I can’t remember all the things they tested for while we were there.  One day, they took a biopsy to test for Herschsprung’s Disease.  That wasn’t it.  They took blood.  Various specialists would visit.  No one had answers.  The endoscopy was clear, signs of reflux were all gone.  From the colonoscopy, #2 said Silas’ colon was loose and bled easily.  When the biopsies returned several weeks later, every sample they had showed inflammation.  However, #2 didn’t think it was Crohn’s.  Blood work had also shown that some of his liver enzymes were elevated, but not enough to concern him.

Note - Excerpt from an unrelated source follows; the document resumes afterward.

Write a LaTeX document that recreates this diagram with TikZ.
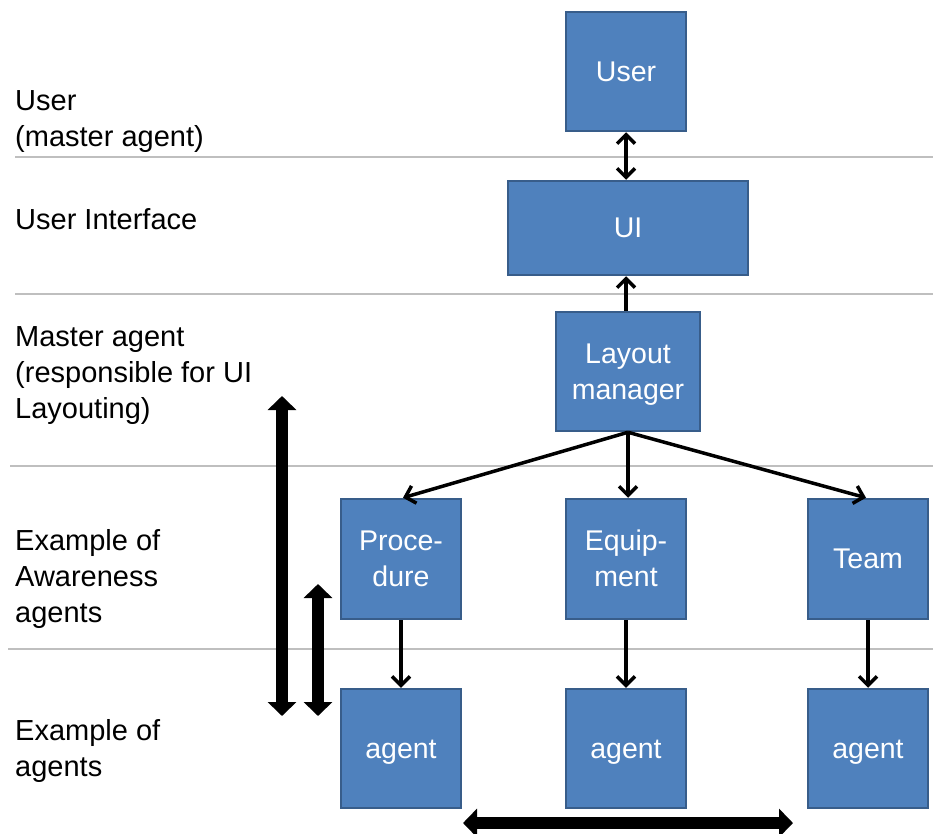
\documentclass[tikz,border=0pt]{standalone}
\usepackage{fontspec}
\setmainfont{Liberation Sans}
\usetikzlibrary{arrows.meta}
\definecolor{boxfill}{HTML}{4F81BD}
\definecolor{boxedge}{HTML}{385D8A}
\definecolor{rule}{HTML}{BFBFBF}
% full ascent/descent strut so box labels are centred on their line boxes
\newcommand\boxstrut{\vrule width 0pt height 0.905em depth 0.212em\relax}
\begin{document}
\begin{tikzpicture}[x=1pt,y=-1pt,
  agentbox/.style={draw=boxedge,line width=2.5pt,fill=boxfill,text=white,
    font=\fontsize{28.5}{36}\selectfont,align=center,inner sep=0pt},
  layerlabel/.style={anchor=base west,inner sep=0pt,align=left,
    font=\fontsize{29}{36}\selectfont},
  layerrule/.style={draw=rule,line width=1.2pt},
  link/.style={line width=3.5pt,-{Straight Barb[length=9pt,width=18pt]}},
  bilink/.style={line width=3.5pt,{Straight Barb[length=9pt,width=18pt]}-{Straight Barb[length=9pt,width=18pt]}},
  bigspan/.style={line width=12pt,{Triangle[length=14pt,width=28pt]}-{Triangle[length=14pt,width=28pt]}}]
\useasboundingbox (0,0) rectangle (933,833);

% layer separators
\draw[layerrule] (15,157) -- (933,157);
\draw[layerrule] (15,294) -- (933,294);
\draw[layerrule] (10,466) -- (933,466);
\draw[layerrule] (8,649) -- (933,649);

% layer labels (anchored at the baseline of their last line)
\node[layerlabel] (lUser) at (15,146) {User\\(master agent)};
\node[layerlabel] (lUI) at (15,229) {User Interface};
\node[layerlabel] (lMaster) at (15,418) {Master agent\\(responsible for UI\\Layouting)};
\node[layerlabel] (lAware) at (15,622) {Example of\\Awareness\\agents};
\node[layerlabel] (lAgents) at (15,776) {Example of\\agents};

% boxes
\node[agentbox,minimum width=120pt,minimum height=119pt] (user) at (626,71.5) {\boxstrut User};
\node[agentbox,minimum width=240pt,minimum height=94pt] (ui) at (628,228) {\boxstrut UI};
\node[agentbox,minimum width=144pt,minimum height=119pt] (lm) at (628,371.5) {\boxstrut Layout\\\boxstrut manager};
\node[agentbox,minimum width=120pt,minimum height=120pt] (proc) at (401,559) {\boxstrut Proce-\\\boxstrut dure};
\node[agentbox,minimum width=120pt,minimum height=120pt] (equip) at (626,559) {\boxstrut Equip-\\\boxstrut ment};
\node[agentbox,minimum width=120pt,minimum height=120pt] (team) at (868,559) {\boxstrut Team};
\node[agentbox,minimum width=120pt,minimum height=119pt] (a1) at (401,748.5) {\boxstrut agent};
\node[agentbox,minimum width=120pt,minimum height=119pt] (a2) at (626,748.5) {\boxstrut agent};
\node[agentbox,minimum width=120pt,minimum height=119pt] (a3) at (868,748.5) {\boxstrut agent};

% connectors
\draw[bilink] (user.south) -- (ui.north -| user.south);
\draw[link] (lm.north -| user.south) -- (ui.south -| user.south);
\draw[link] (lm.south) -- ([xshift=2pt]proc.north);
\draw[link] (lm.south) -- (lm.south |- equip.north);
\draw[link] (lm.south) -- ([xshift=-2pt]team.north);
\draw[link] (proc.south) -- (a1.north);
\draw[link] (equip.south) -- (a2.north);
\draw[link] (team.south) -- (a3.north);

% scope arrows
\coordinate (longTop) at (282,396);
\coordinate (longBot) at (282,716);
\coordinate (shortTop) at (318,584);
\coordinate (shortBot) at (318,716);
\coordinate (spanL) at (463,823);
\coordinate (spanR) at (793,823);
\draw[bigspan] (longTop) -- (longBot);
\draw[bigspan] (shortTop) -- (shortBot);
\draw[bigspan] (spanL) -- (spanR);
\end{tikzpicture}
\end{document}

We’d been in the hospital 2 ½ weeks, and we had few answers.  #1 was about to be back, and I definitely didn’t want him messing us up again.  It was about to be a holiday weekend, and #2 thought we’d be better off at home.  So, we left with the same sick child, still having the screaming spells.  We had Myralax to keep him from getting impacted again, and an NG tube.  Before leaving, they started him back on solids.  We had the NG tube to help him regain some of the weight he’d lost during the whole ordeal.  I did have the pain medicine that would knock him out if it got too bad, but it took 30 minutes to work.  By that time, it was nearly over.

After the hospital, I was definitely not going to see #1 again.  He is a nice man with a great personality, but he really messed us up.  Every time we’d see #2, he’d comment on how very sick Silas had been.  After the biopsy results came back, they started Silas on anti-inflammatories.  After a while, #2 started saying, “I just think he has very severe IBS.”  It was reasonable to think he had IBS, along with all of the other problems, but I knew that wasn’t the answer.

My only consolation was that I had one doctor who really understood just how sick Silas could get.